What is important to the public, though, is cutting the time we spend queuing at immigration, so we can spend more time waiting at the luggage carousel. The new technology promises to do just that, but only if you hold an e-passport - the new one with the biometric data stored on a chip.
Only 12.6m Britons have these, so the facial-recognition option is not available for 80% of us - including the home secretary, Jacqui Smith - although that number will decrease as new passports are issued. You must also be over 18.
I passed that test, so I became one of the guinea pigs last week. It works like this. First, I approach a glass gate, where a screen displaying a silent animation - cleverly designed to explain the procedure to all nationalities - instructs me to slide my passport into a slot.
The technology presupposes that since I’m not a child and I’ve somehow succeeded in acquiring an e-passport, I must, therefore, be mentally competent to follow these instructions. So there’s no animation explaining “Lengthways, not widthways, Dummkopf”. I have to work that out for myself.

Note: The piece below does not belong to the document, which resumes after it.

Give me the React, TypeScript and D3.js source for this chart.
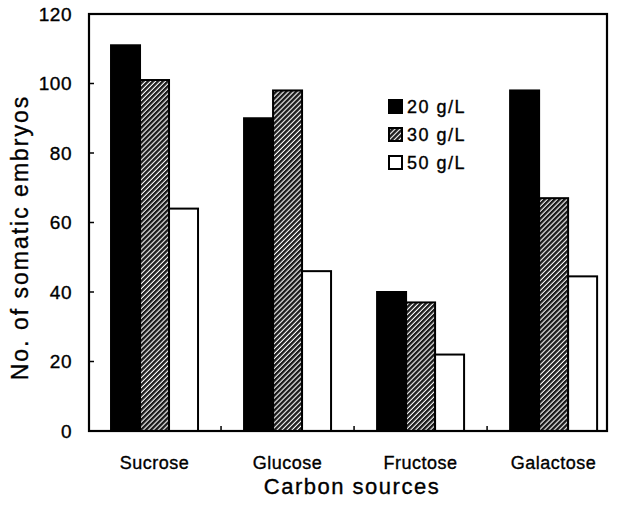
import React from "react";
import * as d3 from "d3";

const categories = ["Sucrose", "Glucose", "Fructose", "Galactose"];
const seriesNames = ["20 g/L", "30 g/L", "50 g/L"];
const values20 = [111, 90, 40, 98];
const values30 = [101, 98, 37, 67];
const values50 = [64, 46, 22, 44.5];
const yTicks = [0, 20, 40, 60, 80, 100, 120];

const W = 619;
const H = 505;
const m = { left: 89, right: 607, top: 14, bottom: 431 };
const FONT = "'Liberation Sans', Arial, Helvetica, sans-serif";

export default function App() {
  const series = [values20, values30, values50];
  const y = d3.scaleLinear().domain([0, 120]).range([m.bottom, m.top]);
  const x = d3
    .scaleBand<string>()
    .domain(categories)
    .range([m.left, m.right])
    .paddingInner(0.346)
    .paddingOuter(0.12)
    .align(0.69);
  const xs = d3
    .scaleBand<string>()
    .domain(seriesNames)
    .range([0, x.bandwidth()]);
  const fills = ["#000", "url(#hatch)", "#fff"];
  const step = x.step();
  const boundaries = categories.slice(0, -1).map((c) => (x(c) as number) + x.bandwidth() + (step - x.bandwidth()) / 2);
  const ts = { stroke: "#000", strokeWidth: 0.35 };

  return (
    <svg width={W} height={H} style={{ position: "absolute", left: 0, top: 0 }} fontFamily={FONT}>
      <defs>
        <pattern id="hatch" patternUnits="userSpaceOnUse" width="3.5" height="3.5" patternTransform="rotate(45)">
          <rect width="3.5" height="3.5" fill="#fff" />
          <rect x="0" y="0" width="2.4" height="3.5" fill="#1a1a1a" />
        </pattern>
      </defs>
      <rect width={W} height={H} fill="#fff" />
      {categories.map((c, ci) =>
        series.map((vals, si) => {
          const x0 = (x(c) as number) + (xs(seriesNames[si]) as number);
          return (
            <rect
              key={c + si}
              x={x0}
              y={y(vals[ci])}
              width={xs.bandwidth()}
              height={y(0) - y(vals[ci])}
              fill={fills[si]}
              stroke="#000"
              strokeWidth={2}
            />
          );
        })
      )}
      <rect x={m.left} y={m.top} width={m.right - m.left} height={m.bottom - m.top} fill="none" stroke="#000" strokeWidth={2.2} />
      {yTicks.map((t) => (
        <g key={t}>
          <line x1={m.left} x2={m.left + 5} y1={y(t)} y2={y(t)} stroke="#000" strokeWidth={1.5} />
          <text x={72} y={y(t)} dy="0.36em" textAnchor="end" fontSize={19} letterSpacing={0.5} {...ts}>
            {t}
          </text>
        </g>
      ))}
      {boundaries.map((b, i) => (
        <line key={i} x1={b} x2={b} y1={m.bottom} y2={m.bottom - 5} stroke="#000" strokeWidth={1.5} />
      ))}
      {categories.map((c) => (
        <text key={c} x={(x(c) as number) + x.bandwidth() / 2} y={463} dy="0.36em" textAnchor="middle" fontSize={18} letterSpacing={0.5} {...ts}>
          {c}
        </text>
      ))}
      <text x={352} y={486} dy="0.36em" textAnchor="middle" fontSize={22} letterSpacing={1.5} {...ts}>
        Carbon sources
      </text>
      <text
        transform={`translate(20,${(m.top + m.bottom) / 2 + 15}) rotate(-90)`}
        dy="0.36em"
        textAnchor="middle"
        fontSize={23}
        letterSpacing={2}
        {...ts}
      >
        No. of somatic embryos
      </text>
      {seriesNames.map((s, i) => (
        <g key={s} transform={`translate(388,${99 + i * 28})`}>
          <rect x={1} y={1} width={13} height={13} fill={fills[i]} stroke="#000" strokeWidth={2} />
          <text x={19} y={7.5} dy="0.36em" fontSize={18} letterSpacing={1.5} {...ts}>
            {s}
          </text>
        </g>
      ))}
    </svg>
  );
}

There is an animation for “Now you’ve put it in upside down, estu-pido”, but since it looks like an instruction to make a U-turn and rejoin the queue, you can imagine the confusion that follows.
“There’ll be a member of staff on hand to help passengers,” says the Home Office reassuringly. Probably someone quite capable of glancing at my passport and saying, “Welcome home, sir.” But back to the facial-recognition gate. Having succeeded in placing my passport in the slot, I now wait while my biometric record is retrieved.
Then the glass gate opens, I step forward into what looks like a shower cubicle and another animation, showing shuffling feet, asks me for a dance. Actually, it doesn’t. The cartoon means “Place your feet on the foot-shaped markings on the floor, imbecile, and look at the screen. Not that screen.
This screen. THIS SCREEN. Jesus wept.” This is the bit where I’m expecting a fine mesh of laser beams to scan my face, digitally mapping my physiognomy like it does in all those sci-fi flicks, but this is Terminal 1, not Terminator 3, and all I get is a dull click as the machine takes my picture. Then another gate opens and I’m over Britain’s e-border without as much as a “Welcome to Blighty”.
Manufacturer Fujitsu claims a 3-in10,000 failure rate, saying neither wigs, fresh scars nor newly sprouted facial hair can fool the electronic eye - no worries for Amy Whitehouse, then - and at last week’s trial, the fastest time through the gate was 28 seconds.
The slowest was one minute and 40 seconds, while the human passport-checkers next door were churning out arrivals at a rate of one every 10 seconds. The trial ends in January and, if judged a success, the Home Office says “significant numbers of passengers” will be “using automated clearance” by 2011.
If it weren’t for all those pesky, bleary-eyed, jet-lagged passengers fumbling with their passports - the same ones who cause all those security queues - things would really speed up.